We’re working with unions in places like Malaysia, where the workers are going through a terrible struggle just to have their union recognized. The laws in some of these countries are stacked even more against the workers than ours are. So we’re giving support to workers there.

In Scotland, there’s an ongoing organizing campaign, which GE is resisting, at a jet engine plant. We’re trying to support those workers.
Every chance we get, we promote the idea of international labor rights. At the GE stockholders meeting we support resolutions to accomplish that.

The next immediate fight we have coming up is Bush’s effort to get fast track trading authority — what he calls trade promotion authority.

We have to fight on the political front as well. There’s just no question about who is calling the shots these days in Washington — it’s the corporations.

Two days after the election was decided in December, Bush had a summit of business leaders in Texas. Who was sitting next to his chief economic advisor? None other than Jack Welch, the CEO of General Electric.

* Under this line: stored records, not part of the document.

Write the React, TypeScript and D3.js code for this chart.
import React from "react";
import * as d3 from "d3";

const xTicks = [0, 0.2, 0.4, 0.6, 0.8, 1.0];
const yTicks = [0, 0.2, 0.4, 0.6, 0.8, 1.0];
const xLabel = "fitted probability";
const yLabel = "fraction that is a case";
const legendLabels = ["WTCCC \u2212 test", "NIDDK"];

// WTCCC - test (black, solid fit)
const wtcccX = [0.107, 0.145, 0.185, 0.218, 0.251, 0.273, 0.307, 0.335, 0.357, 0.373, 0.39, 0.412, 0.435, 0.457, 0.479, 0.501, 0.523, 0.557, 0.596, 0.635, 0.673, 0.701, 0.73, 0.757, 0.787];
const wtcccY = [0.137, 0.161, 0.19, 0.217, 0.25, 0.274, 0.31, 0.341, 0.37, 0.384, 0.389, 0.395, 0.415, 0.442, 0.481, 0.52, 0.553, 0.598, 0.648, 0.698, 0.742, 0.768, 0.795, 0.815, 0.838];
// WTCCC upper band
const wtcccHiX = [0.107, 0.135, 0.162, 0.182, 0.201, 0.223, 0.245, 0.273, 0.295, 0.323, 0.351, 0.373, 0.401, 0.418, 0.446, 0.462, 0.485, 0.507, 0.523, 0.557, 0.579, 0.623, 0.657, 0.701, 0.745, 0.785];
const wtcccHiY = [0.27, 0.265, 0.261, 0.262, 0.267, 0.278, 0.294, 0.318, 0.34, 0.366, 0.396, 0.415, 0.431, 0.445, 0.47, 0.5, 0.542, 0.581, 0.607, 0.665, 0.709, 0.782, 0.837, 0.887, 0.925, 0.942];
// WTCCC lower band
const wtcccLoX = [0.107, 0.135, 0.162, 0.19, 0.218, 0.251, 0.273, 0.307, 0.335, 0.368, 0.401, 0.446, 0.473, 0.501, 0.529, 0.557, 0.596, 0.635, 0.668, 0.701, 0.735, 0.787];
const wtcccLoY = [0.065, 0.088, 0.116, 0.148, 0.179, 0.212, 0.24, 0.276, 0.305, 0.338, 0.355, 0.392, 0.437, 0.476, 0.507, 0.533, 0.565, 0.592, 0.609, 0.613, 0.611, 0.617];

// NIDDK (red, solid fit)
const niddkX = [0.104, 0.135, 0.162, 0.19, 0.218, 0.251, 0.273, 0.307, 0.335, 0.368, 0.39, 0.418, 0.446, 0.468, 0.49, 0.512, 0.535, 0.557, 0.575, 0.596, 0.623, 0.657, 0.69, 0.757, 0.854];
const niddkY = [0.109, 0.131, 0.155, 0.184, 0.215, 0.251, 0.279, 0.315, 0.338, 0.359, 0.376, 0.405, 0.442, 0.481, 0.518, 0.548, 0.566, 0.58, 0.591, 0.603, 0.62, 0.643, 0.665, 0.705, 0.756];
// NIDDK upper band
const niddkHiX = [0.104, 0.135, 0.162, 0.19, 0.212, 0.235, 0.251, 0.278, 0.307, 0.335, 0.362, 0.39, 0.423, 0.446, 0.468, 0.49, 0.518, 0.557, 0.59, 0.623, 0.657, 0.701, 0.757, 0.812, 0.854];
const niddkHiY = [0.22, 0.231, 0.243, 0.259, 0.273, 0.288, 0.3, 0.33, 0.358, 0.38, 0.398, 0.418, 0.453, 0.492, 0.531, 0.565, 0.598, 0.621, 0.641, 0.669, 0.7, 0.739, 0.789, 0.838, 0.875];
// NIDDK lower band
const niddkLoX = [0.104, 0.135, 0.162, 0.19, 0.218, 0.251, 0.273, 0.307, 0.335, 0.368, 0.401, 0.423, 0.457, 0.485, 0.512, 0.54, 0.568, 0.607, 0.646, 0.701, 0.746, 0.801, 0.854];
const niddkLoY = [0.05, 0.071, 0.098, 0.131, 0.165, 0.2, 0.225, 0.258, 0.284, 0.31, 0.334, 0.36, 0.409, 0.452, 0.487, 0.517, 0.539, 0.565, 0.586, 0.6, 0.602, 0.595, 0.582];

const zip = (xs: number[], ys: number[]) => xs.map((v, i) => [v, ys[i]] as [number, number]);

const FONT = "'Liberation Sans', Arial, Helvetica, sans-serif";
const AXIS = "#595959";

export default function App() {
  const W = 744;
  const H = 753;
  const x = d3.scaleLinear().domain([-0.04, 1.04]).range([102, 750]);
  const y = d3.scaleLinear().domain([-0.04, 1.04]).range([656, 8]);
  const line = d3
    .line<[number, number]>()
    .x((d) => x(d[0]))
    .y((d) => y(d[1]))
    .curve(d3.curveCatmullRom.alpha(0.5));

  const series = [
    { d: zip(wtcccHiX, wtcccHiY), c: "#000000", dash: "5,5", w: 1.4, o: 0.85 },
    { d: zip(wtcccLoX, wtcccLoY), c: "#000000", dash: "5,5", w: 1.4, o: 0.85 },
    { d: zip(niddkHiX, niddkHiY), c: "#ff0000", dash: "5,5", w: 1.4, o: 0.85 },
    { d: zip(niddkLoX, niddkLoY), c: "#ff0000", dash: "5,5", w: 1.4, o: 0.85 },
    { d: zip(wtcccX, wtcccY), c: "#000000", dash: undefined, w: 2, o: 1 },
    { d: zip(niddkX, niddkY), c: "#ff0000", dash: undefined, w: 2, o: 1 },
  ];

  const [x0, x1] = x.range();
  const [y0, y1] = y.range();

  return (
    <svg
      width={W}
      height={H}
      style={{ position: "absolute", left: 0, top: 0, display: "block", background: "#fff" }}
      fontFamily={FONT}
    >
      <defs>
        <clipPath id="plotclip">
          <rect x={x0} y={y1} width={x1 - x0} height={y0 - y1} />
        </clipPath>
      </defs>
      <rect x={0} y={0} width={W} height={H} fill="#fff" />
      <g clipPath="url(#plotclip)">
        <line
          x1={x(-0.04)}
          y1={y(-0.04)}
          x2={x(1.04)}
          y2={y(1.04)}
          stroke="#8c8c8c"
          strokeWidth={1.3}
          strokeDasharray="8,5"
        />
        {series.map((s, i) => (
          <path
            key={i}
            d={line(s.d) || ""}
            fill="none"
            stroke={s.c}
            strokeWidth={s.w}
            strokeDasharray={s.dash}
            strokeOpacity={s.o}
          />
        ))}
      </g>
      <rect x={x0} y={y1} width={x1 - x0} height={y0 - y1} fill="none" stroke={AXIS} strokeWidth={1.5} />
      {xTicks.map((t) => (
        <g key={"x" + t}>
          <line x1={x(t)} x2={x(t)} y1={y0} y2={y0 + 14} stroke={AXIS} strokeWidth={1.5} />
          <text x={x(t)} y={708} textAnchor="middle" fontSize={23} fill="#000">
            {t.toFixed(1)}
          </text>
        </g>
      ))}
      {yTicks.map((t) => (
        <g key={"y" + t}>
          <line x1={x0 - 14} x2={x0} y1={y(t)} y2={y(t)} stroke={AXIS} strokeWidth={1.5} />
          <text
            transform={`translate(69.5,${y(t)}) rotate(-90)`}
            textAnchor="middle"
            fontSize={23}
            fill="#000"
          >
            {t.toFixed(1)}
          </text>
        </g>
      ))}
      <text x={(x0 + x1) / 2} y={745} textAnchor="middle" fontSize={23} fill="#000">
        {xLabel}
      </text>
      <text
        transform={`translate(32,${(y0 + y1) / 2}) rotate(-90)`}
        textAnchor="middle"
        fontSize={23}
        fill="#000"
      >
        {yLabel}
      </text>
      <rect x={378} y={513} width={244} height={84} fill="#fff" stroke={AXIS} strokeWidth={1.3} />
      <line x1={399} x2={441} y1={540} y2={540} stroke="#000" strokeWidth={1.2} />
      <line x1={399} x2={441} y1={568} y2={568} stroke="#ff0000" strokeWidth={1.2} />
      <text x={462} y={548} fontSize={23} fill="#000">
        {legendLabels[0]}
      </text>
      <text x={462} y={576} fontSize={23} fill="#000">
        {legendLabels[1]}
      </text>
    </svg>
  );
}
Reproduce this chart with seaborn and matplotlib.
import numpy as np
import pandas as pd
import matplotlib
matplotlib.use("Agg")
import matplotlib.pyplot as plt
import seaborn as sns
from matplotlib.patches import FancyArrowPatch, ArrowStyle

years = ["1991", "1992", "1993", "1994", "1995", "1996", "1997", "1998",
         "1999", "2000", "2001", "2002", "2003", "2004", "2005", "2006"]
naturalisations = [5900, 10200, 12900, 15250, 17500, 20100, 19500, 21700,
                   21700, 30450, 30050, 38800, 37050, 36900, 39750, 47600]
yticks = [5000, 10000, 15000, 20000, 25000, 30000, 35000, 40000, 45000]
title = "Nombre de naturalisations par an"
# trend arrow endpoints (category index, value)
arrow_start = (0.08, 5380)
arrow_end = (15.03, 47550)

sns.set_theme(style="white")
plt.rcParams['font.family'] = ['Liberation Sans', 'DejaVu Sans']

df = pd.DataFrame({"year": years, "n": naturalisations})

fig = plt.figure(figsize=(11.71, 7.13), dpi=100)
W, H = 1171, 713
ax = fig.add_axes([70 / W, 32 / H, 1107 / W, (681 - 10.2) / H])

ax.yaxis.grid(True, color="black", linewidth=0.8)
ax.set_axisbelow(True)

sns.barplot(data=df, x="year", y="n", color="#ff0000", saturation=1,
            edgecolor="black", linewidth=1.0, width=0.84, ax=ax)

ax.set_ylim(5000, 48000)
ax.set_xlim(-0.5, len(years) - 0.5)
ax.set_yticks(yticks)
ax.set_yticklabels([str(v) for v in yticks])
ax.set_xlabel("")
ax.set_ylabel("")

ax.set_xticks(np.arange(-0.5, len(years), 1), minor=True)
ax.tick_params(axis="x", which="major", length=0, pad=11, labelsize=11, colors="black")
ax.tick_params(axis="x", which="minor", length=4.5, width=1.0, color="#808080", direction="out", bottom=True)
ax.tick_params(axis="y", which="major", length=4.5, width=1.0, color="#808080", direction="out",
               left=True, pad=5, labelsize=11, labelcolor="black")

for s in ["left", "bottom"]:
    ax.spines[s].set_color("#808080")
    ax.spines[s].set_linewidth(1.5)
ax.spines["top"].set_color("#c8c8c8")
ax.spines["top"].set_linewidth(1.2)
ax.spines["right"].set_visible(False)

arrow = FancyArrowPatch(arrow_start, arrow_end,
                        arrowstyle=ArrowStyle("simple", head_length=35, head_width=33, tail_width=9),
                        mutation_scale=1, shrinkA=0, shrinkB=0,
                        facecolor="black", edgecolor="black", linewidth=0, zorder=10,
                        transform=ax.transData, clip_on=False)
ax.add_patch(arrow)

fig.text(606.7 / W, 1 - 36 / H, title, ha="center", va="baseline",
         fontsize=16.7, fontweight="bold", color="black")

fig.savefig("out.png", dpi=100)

So what we’ve got to do is strengthen the union’s political clout, as well as what we can do at the bargaining table, working through suchorganizations as the International Metalworkers Federation for eventual worldwide bargaining with this multinational corporation.

MM: Do you see things changing after Welch leaves?

Fire: I don’t know that anyone can predict that. Anyone who comes into a position will attempt to make his or her mark.

I’m sure Immelt will be different from Welch in some respects, but when it’s all said and done, Welch has done so well in terms of increasing the value of GE, particularly the return on investment for the stockholders. Why would Immelt want to do anything different?

Moreover, why would the board of directors permit him to do anything different?

MM: So you project more of the same?

Fire: I think so. I don’t base that on any special knowledge I have, but it’s the old cliché: If you look at it in terms of making money, why fix something that’s not broke? They are for all practical purposes a moneymaking machine. So why mess up the gears?